Fallen AngelBy: Elizabeth Thornton
The girl by the long sash window raised one edge of the heavy velour curtain and gazed steadfastly along the graceful sweep of Drumoak's gravel drive. A fine hoar frost had transformed the threatening aspect of the avenue of winter black oaks, fashioning them into a lace tapestry of incredible delicacy, and the dusting of snow which had fallen during the night dashed in a mad dervish against the small frosted windowpanes, driven by the blasts of cold air which habitually swept up the waters of the Firth of Forth to buffet Drumoak's grey granite walls.
Madeleina Sinclair, "Maddie" to her intimates, let the curtain drop from her fingers and she half-turned back into the saloon. Familiarity with Drumoak's commodious though sparsely furnished front parlour had inured Maddie to the uniform shabbiness of the place. Her eyes were drawn to the inviting blaze of coals in the grate, but she resolutely remained at her vigil by the cold window.
"It will be dark soon. He should have been here by now," she observed, and her eyes flashed a question, as if seeking confirmation from the other occupant of the room, but the lady's head was bent assiduously over the knitting in her lap.
Miss Nell Spencer, a handsome woman who looked to be a year or two shy of forty, carefully counted her stitches before favouring Maddie with a reply. "A watched kettle never boils," she said patiently, and looked reprovingly over the rim of her spectacles when the girl gave a sudden, unladylike snort. "Maddie!" she warned with a cautionary shake of the head, and she reinforced the admonitory tone with a quick frown. "Your Papa will be here directly. Now stop prancing about like an angry kitten and sit down and converse with me in a civilized manner."

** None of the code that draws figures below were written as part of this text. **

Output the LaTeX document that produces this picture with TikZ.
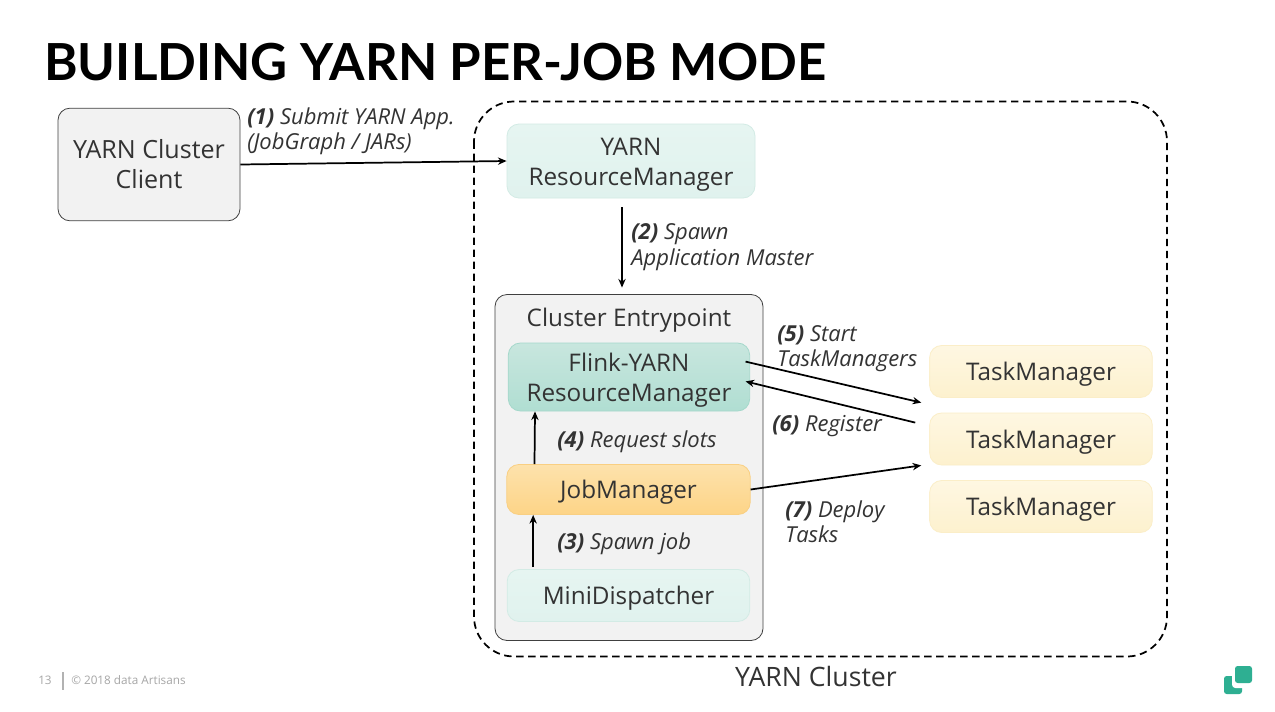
\documentclass[tikz,border=0pt]{standalone}
\usepackage{fontspec}
\setmainfont{Open Sans}
\newfontfamily\titlefont{Lato}
\usetikzlibrary{arrows.meta,calc}
\definecolor{txt}{HTML}{333333}
\definecolor{rmtop}{HTML}{E6F5F1}
\definecolor{rmbot}{HTML}{E0F2EE}
\definecolor{rmedge}{HTML}{D3EBE5}
\definecolor{frmtop}{HTML}{C8E6DE}
\definecolor{frmbot}{HTML}{B0DED2}
\definecolor{frmedge}{HTML}{A5D8CB}
\definecolor{jmtop}{HTML}{FDE2AC}
\definecolor{jmbot}{HTML}{FDD487}
\definecolor{jmedge}{HTML}{F9CF82}
\definecolor{tmtop}{HTML}{FEF7E2}
\definecolor{tmbot}{HTML}{FDF1CE}
\definecolor{tmedge}{HTML}{FBEEC8}
\definecolor{logo}{HTML}{2EAF92}
\tikzset{
  x=0.75pt,y=-0.75pt,
  box/.style={draw=#1,line width=0.6pt,rounded corners=9pt,inner sep=0pt,align=center,text=txt,font=\fontsize{18.2}{22.5}\selectfont},
  greybox/.style={box=black!75,fill=#1},
  conn/.style={draw=black,line width=1.3pt,-{Stealth[length=6.5pt,width=5.5pt]}},
  lab/.style={align=left,anchor=west,text=txt,inner sep=0pt,font=\fontsize{16.5}{19}\selectfont\itshape},
  rmbox/.style={box=rmedge,top color=rmtop,bottom color=rmbot},
  frmbox/.style={box=frmedge,top color=frmtop,bottom color=frmbot},
  jmbox/.style={box=jmedge,top color=jmtop,bottom color=jmbot},
  tmbox/.style={box=tmedge,top color=tmtop,bottom color=tmbot},
}
\newcommand{\st}[1]{{\bfseries\itshape #1}}
\newcommand{\tp}{\rule{0pt}{1.01em}}
\newcommand{\bt}{\rule[-.24em]{0pt}{.24em}}
\begin{document}
\begin{tikzpicture}
\useasboundingbox (0,0) rectangle (1275,711);
\fill[white] (0,0) rectangle (1275,711);
\node[anchor=west,inner sep=0pt,font=\titlefont\fontsize{38.3}{44}\selectfont\bfseries,text=black] (title) at (44,62.5) {BUILDING YARN PER-JOB MODE};
% YARN cluster
\draw[line width=1.3pt,dash pattern=on 5.5pt off 3.5pt,rounded corners=30pt] (474,101.5) rectangle (1167,656.5);
\node[inner sep=0pt,font=\fontsize{20}{24}\selectfont,text=txt] (cl) at (816,676) {YARN Cluster};
% client
\node[greybox=black!5,minimum width=136.5pt,minimum height=84.5pt,anchor=center,font=\fontsize{18.8}{22.5}\selectfont] (client) at (149,164.5) {YARN Cluster\\Client};
\node[rmbox,minimum width=186pt,minimum height=55.5pt] (rm) at (631,161) {\tp YARN\\ResourceManager\bt};
% entrypoint
\node[greybox=black!5,minimum width=201pt,minimum height=259.5pt] (ce) at (629,467.5) {};
\node[inner sep=0pt,font=\fontsize{18.2}{22}\selectfont,text=txt] (cet) at (629,320.5) {Cluster Entrypoint};
\node[frmbox,minimum width=181pt,minimum height=51pt] (frm) at (629,377) {\tp Flink-YARN\\ResourceManager\bt};
\node[jmbox,minimum width=182.5pt,minimum height=37.5pt] (jm) at (628.5,489.5) {\tp JobManager\bt};
\node[rmbox,minimum width=182pt,minimum height=39pt] (md) at (628.5,595.5) {\tp MiniDispatcher\bt};
% task managers
\foreach \n/\y in {tma/371.5,tmb/439,tmc/506.5}{
  \node[tmbox,minimum width=167pt,minimum height=39pt] (\n) at (1041,\y) {\tp TaskManager\bt};
}
% connectors
\draw[conn] (client.east) -- (rm.west);
\draw[conn] ([xshift=-6.75pt,yshift=-6.5pt]rm.south) -- ([xshift=-5.25pt,yshift=4.9pt]ce.north);
\draw[conn] ([xshift=-71.5pt,yshift=1.5pt]md.north) -- ([xshift=-71.5pt]jm.south);
\draw[conn] ([xshift=-70.5pt]jm.north) -- ([xshift=-70.5pt]frm.south);
\draw[conn] ([xshift=-3.4pt,yshift=-14.25pt]frm.north east) -- ([xshift=-6pt,yshift=7.5pt]tmb.north west);
\draw[conn] ([xshift=-10.5pt,yshift=-7.5pt]tmb.north west) -- ([xshift=-3.4pt,yshift=22.5pt]frm.south east);
\draw[conn] (jm.east) -- ([xshift=-6pt,yshift=0pt]tmb.south west);
% labels
\node[lab] (l1) at (247,131) {\st{(1)} Submit YARN App.\\(JobGraph / JARs)};
\node[lab] (l2) at (631,247) {\st{(2)} Spawn\\Application Master};
\node[lab] (l3) at (557,544) {\st{(3)} Spawn job};
\node[lab] (l4) at (557,442) {\st{(4)} Request slots};
\node[lab] (l5) at (777,348.5) {\st{(5)} Start\\TaskManagers};
\node[lab] (l6) at (772,426) {\st{(6)} Register};
\node[lab] (l7) at (785,521.5) {\st{(7)} Deploy\\Tasks};
% footer
\node[anchor=west,inner sep=0pt,font=\fontsize{8.8}{10}\selectfont,text=black!35] (pg) at (38,680) {13};
\draw[black!30,line width=1.5pt] (62.5,672) -- (62.5,690);
\node[anchor=west,inner sep=0pt,font=\fontsize{8.8}{10}\selectfont,text=black!35] (cr) at (71,680) {© 2018 data Artisans};
% logo
\fill[rounded corners=2pt,logo] (1224,676) rectangle (1242,694);
\fill[white,rounded corners=2.5pt] (1232,665) rectangle (1254,688);
\fill[rounded corners=2pt,logo] (1235,666) rectangle (1252,683);
\end{tikzpicture}
\end{document}
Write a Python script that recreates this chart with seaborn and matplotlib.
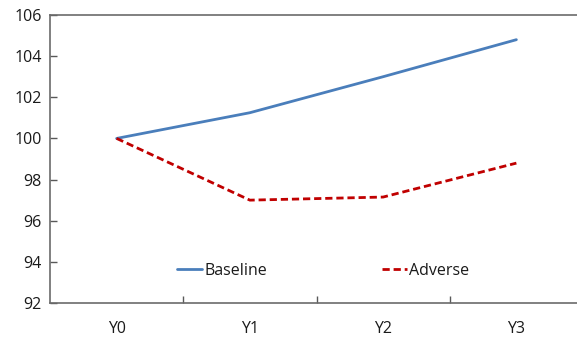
import matplotlib
matplotlib.use("Agg")
import matplotlib.pyplot as plt
import seaborn as sns
import pandas as pd

years = ["Y0", "Y1", "Y2", "Y3"]
baseline = [100.0, 101.25, 103.0, 104.8]
adverse = [100.0, 97.0, 97.15, 98.8]
y_ticks = [92, 94, 96, 98, 100, 102, 104, 106]

sns.set_theme(style="white")
plt.rcParams["font.family"] = ["Open Sans", "DejaVu Sans"]
plt.rcParams["font.size"] = 11.5

df = pd.DataFrame({
    "year": years * 2,
    "value": baseline + adverse,
    "scenario": ["Baseline"] * 4 + ["Adverse"] * 4,
})

fig = plt.figure(figsize=(5.77, 3.37), dpi=100)
ax = fig.add_axes([50 / 577, 1 - 303 / 337, 533 / 577, 288 / 337])

sns.lineplot(data=df[df.scenario == "Baseline"], x="year", y="value",
             color="#4A7EBB", lw=2.0, ax=ax, label="Baseline", sort=False)
sns.lineplot(data=df[df.scenario == "Adverse"], x="year", y="value",
             color="#C00000", lw=2.0, ax=ax, label="Adverse", sort=False,
             dashes=False, linestyle=(0, (2.6, 1.4)))

ax.set_xlim(-0.5, 3.5)
ax.set_ylim(92, 106)
ax.set_yticks(y_ticks)
ax.set_xticks(range(len(years)))
ax.set_xticklabels(years)
ax.set_xticks([0.5, 1.5, 2.5], minor=True)
ax.tick_params(axis="x", which="major", length=0, pad=13, labelsize=11.5,
               colors="#1a1a1a")
ax.tick_params(axis="x", which="minor", direction="in", length=5,
               width=1, color="#595959", bottom=True)
ax.tick_params(axis="y", direction="in", length=5, width=1,
               color="#595959", labelsize=11.5, pad=6, labelcolor="#1a1a1a",
               left=True)
ax.set_xlabel("")
ax.set_ylabel("")

for side in ["left", "bottom", "top"]:
    ax.spines[side].set_visible(True)
    ax.spines[side].set_color("#6b6b6b")
    ax.spines[side].set_linewidth(1.2)
ax.spines["right"].set_visible(False)

leg = ax.legend(loc="center", bbox_to_anchor=((323 - 50) / 533, (303 - 271) / 288),
                ncol=2, frameon=False, handlelength=1.55, handletextpad=0.15,
                columnspacing=7.2, fontsize=11.5)
for t in leg.get_texts():
    t.set_color("#1a1a1a")

fig.savefig("out.png", dpi=100)
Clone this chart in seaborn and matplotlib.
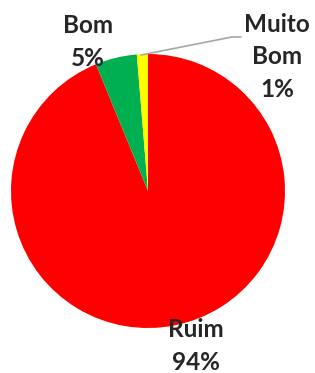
import matplotlib
matplotlib.use("Agg")
import matplotlib.pyplot as plt
import seaborn as sns
import numpy as np

sns.set_style("white")
plt.rcParams['font.family'] = ['Lato', 'DejaVu Sans']

categories = ["Ruim", "Bom", "Muito\nBom"]
values = [93.8, 4.9, 1.3]
pct_labels = ["94%", "5%", "1%"]
colors = ["#FF0000", "#00B050", "#FFFF00"]

fig = plt.figure(figsize=(3.15, 3.73), dpi=100)
cx, cy, r = 148, 191, 137
W, H = 315, 373
ax = fig.add_axes([(cx - r) / W, (H - cy - r) / H, 2 * r / W, 2 * r / H])
wedges, _ = ax.pie(values, colors=colors, startangle=90, counterclock=False,
                   wedgeprops=dict(linewidth=0), radius=1)
ax.set_xlim(-1, 1)
ax.set_ylim(-1, 1)
ax.set_aspect("equal")
ax.axis("off")

def px(x, y):
    return ((x - cx) / r, (cy - y) / r)

fs = 17.5
# label positions
pos = [px(196, 346), px(88, 42), px(277, 57)]
for cat, pl, p in zip(categories, pct_labels, pos):
    ax.text(p[0], p[1], f"{cat}\n{pl}", ha="center", va="center",
            fontsize=fs, fontweight="bold", linespacing=1.5, clip_on=False)

# leader line for small slice
ax.plot([px(141, 55)[0], px(232, 37)[0], px(241, 37)[0]],
        [px(141, 55)[1], px(232, 37)[1], px(241, 37)[1]],
        color="#A6A6A6", lw=1.2, clip_on=False)

fig.savefig("out.png", dpi=100)
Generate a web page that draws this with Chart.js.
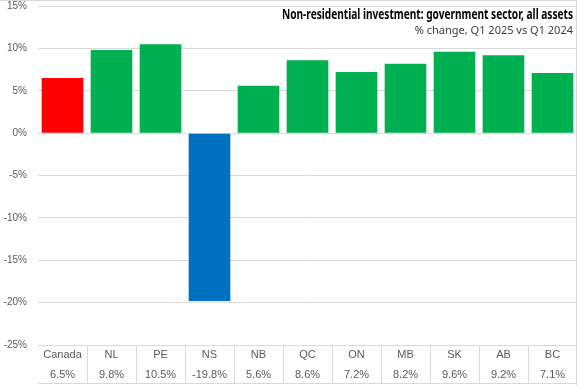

Maddie pirouetted away from the window and made a great show of seating herself gracefully and decorously with the air of one well practised in such niceties, but her expressive and intelligent brown eyes twinkled perversely.
"That's better," said Miss Spencer, well satisfied with the ladylike demeanour her niece could show to the world when it suited her. "Now tell me what you have been doing today."
"You know what I have been doing. Oh, very well. I made a stab at that famous speech from Euripides's Medea. You know, the one. It begins, 'Of all things that live and have intelligence, we women are the most wretched species.'"
Miss Spencer clicked her tongue, and her knitting needles flew a little faster. "Why do you squander your time on such a labour? There are perfectly good translations available for the asking."
"Time is one thing that I don't lack. Besides, it's a matter of accuracy. It's true, I assure you. You don't think for a minute that Malcolm's father prepares his sermons directly from the Bible? Of course he doesn't! He goes to the original texts which, as you know, are in Hebrew and Greek. It's merely to clarify interpretation. Any scholar worth his salt goes to the primary sources."
Miss Spencer was not at all sure that she had known that the original texts of the Bible were in Hebrew and Greek, but she refrained from saying so. "But in your own case, to what purpose?"
"If I'm to help the girls at Miss Maitland's with the production of the play for next Founders' Day," said Maddie reasonably, "it is essential that I understand Medea's character and motivation. Her revenge on the man who wronged her, you must admit, was a trifle excessive."
"Oh? What did she do?" asked Miss Spencer, interested in spite of herself.
The answer that sprang to Maddie's lips was instantly rejected. Murder and infanticide, she knew, were not suitable subjects for polite drawing-room conversation. After a moment's consideration, she replied tactfully, "Medea brought her husband's house to extinction. Even in those days, men, so it would seem, were preoccupied with carrying on their line."
"It's just as well they are, or there would be few married men in our acquaintance."
"Aunt Nell! What a shocking thing to say!"
"But true, nevertheless," retorted Miss Spencer, not without a certain degree of smugness. "Time you learned to exploit that fact and find yourself a beau, my girl, instead of filling your head with Greek and Latin and goodness knows what else. You would do well to remember that gentlemen feel threatened by girls who are brighter than they are."
"'A woman, especially if she have the misfortune of knowing anything, should conceal it as well as she can,'" quoted Maddie with a straight face.
"I beg your pardon?"
"It's a line from the novel I've been reading, Northanger Abbey, by an unknown lady."
"Books again, Maddie? Nevertheless, the author of that sentiment knows a thing or two. You should heed her."
"She is being facetious, Aunt Nell."
"Nonsense. Only you would say so. If you want to catch a husband, you had better forget that you ever heard of Greek or Latin."
It was an argument that Maddie knew she could not win, and she diplomatically refrained from reminding her aunt that the last thing she wished for was a husband who would in all likelihood stifle her individuality. She adroitly turned the subject.